Formby and Beyah used a specialized search program to locate 1,400 PLCs of a single type that were directly accessible across the internet. But most such devices are located behind business systems that provide some level of protection – until they are compromised. Once attackers get into a business system, they could pivot to enter control systems if they are not properly walled off.

“Many control systems assume that once you have access to the network, that you are authorized to make changes to the control systems,” Formby said. “They may have very weak password policies and security policies that could let intruders take control of pumps, valves and other key components of the industrial control system.”

In the past, control systems weren’t designed for connection to the internet, and many users of the systems assume they aren’t on the public network and therefore not susceptible to attack. Control systems may also have connections that are unknown to operators, including access points installed to allow maintenance, troubleshooting and updates.

“There are common misconceptions about what is connected to the internet,” said Formby. “Operators may believe their systems are air-gapped and that there’s no way to access the controllers, but these systems are often connected in some way.”

To launch the research, the researchers identified several common PLCs in use at industrial facilities. They obtained three different devices and tested their security setup, including password protection and susceptibility to settings changes. The devices were then combined with pumps, tubes and tanks to create a simulated water treatment facility. In the place of chlorine normally used to disinfect water, the researchers used iodine. They also added starch to their water supply, which turned bright blue when a simulated attack added iodine to it.

“We were able to simulate a hacker who had gained access to this part of the system and is holding it hostage by threatening to dump large amounts of chlorine into the water unless the operator pays a ransom,” Formby said. “In the right amount, chlorine disinfects the water and makes it safe to drink. But too much chlorine can create a bad reaction that would make the water unsafe.”

Vulnerabilities in control systems have been known for more than a decade, but until the growth of ransomware, attackers had not been able to benefit financially from compromising the systems. As other ransomware targets become more difficult, Beyah believes attackers may turn to easier targets in the industrial control systems.

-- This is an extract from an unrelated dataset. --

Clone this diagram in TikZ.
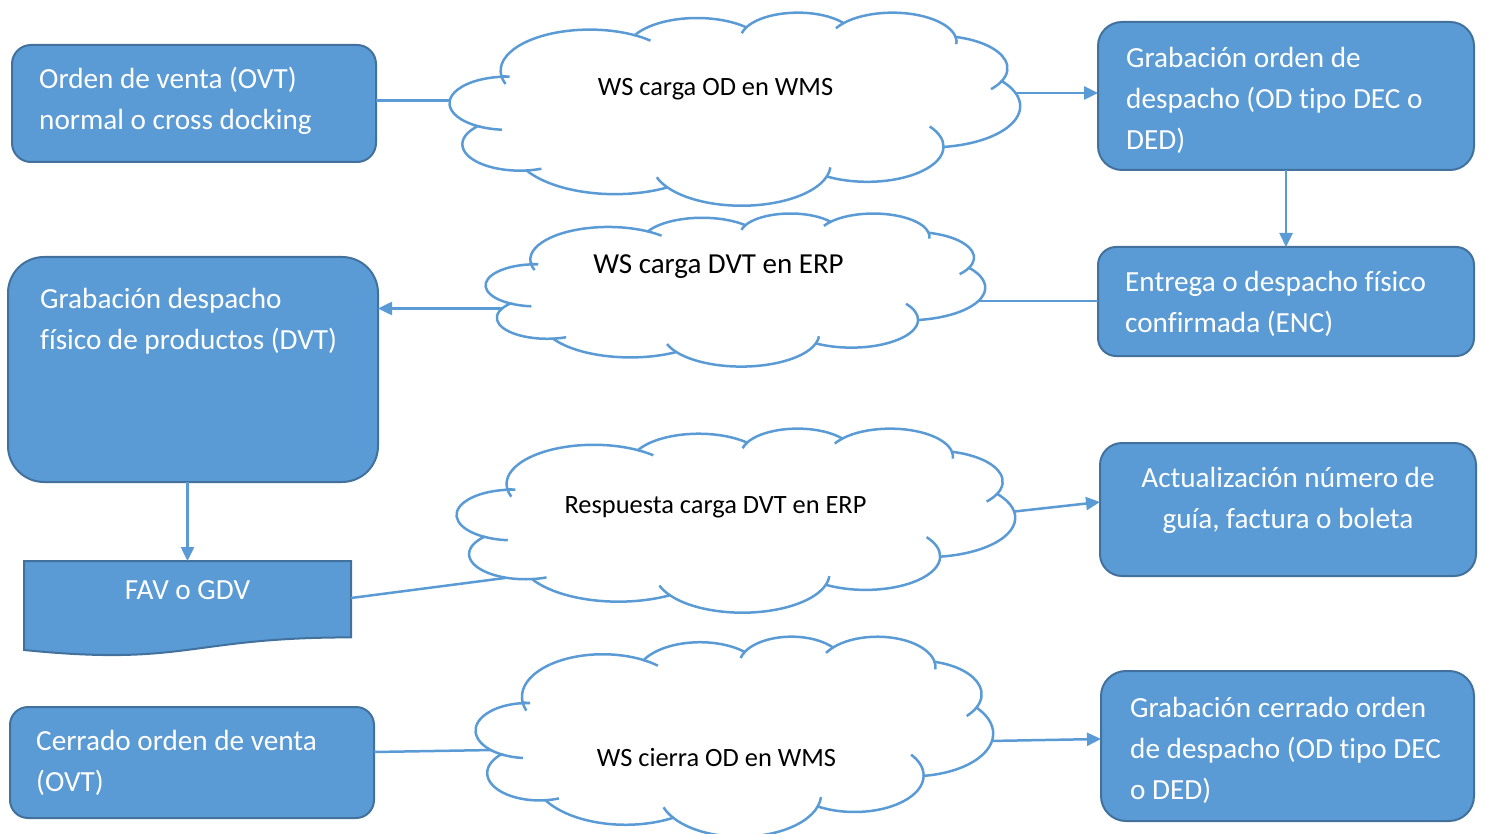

“It’s quite likely that nation-state operators are already familiar with this and have attacks that they could use for political purposes, but ordinary attackers have had no interest in these systems,” he said. “What we hope to do is bring attention to this issue. If we can successfully attack these control systems, others with a bad intention can also do it.”

In addition to improving password security and limiting connections, Beyah says operators of these devices need to install intrusion monitoring systems to alert them if attackers are in the process control networks. Beyah and Formby have launched a company to make their strategies for protecting systems broadly available to control system operators.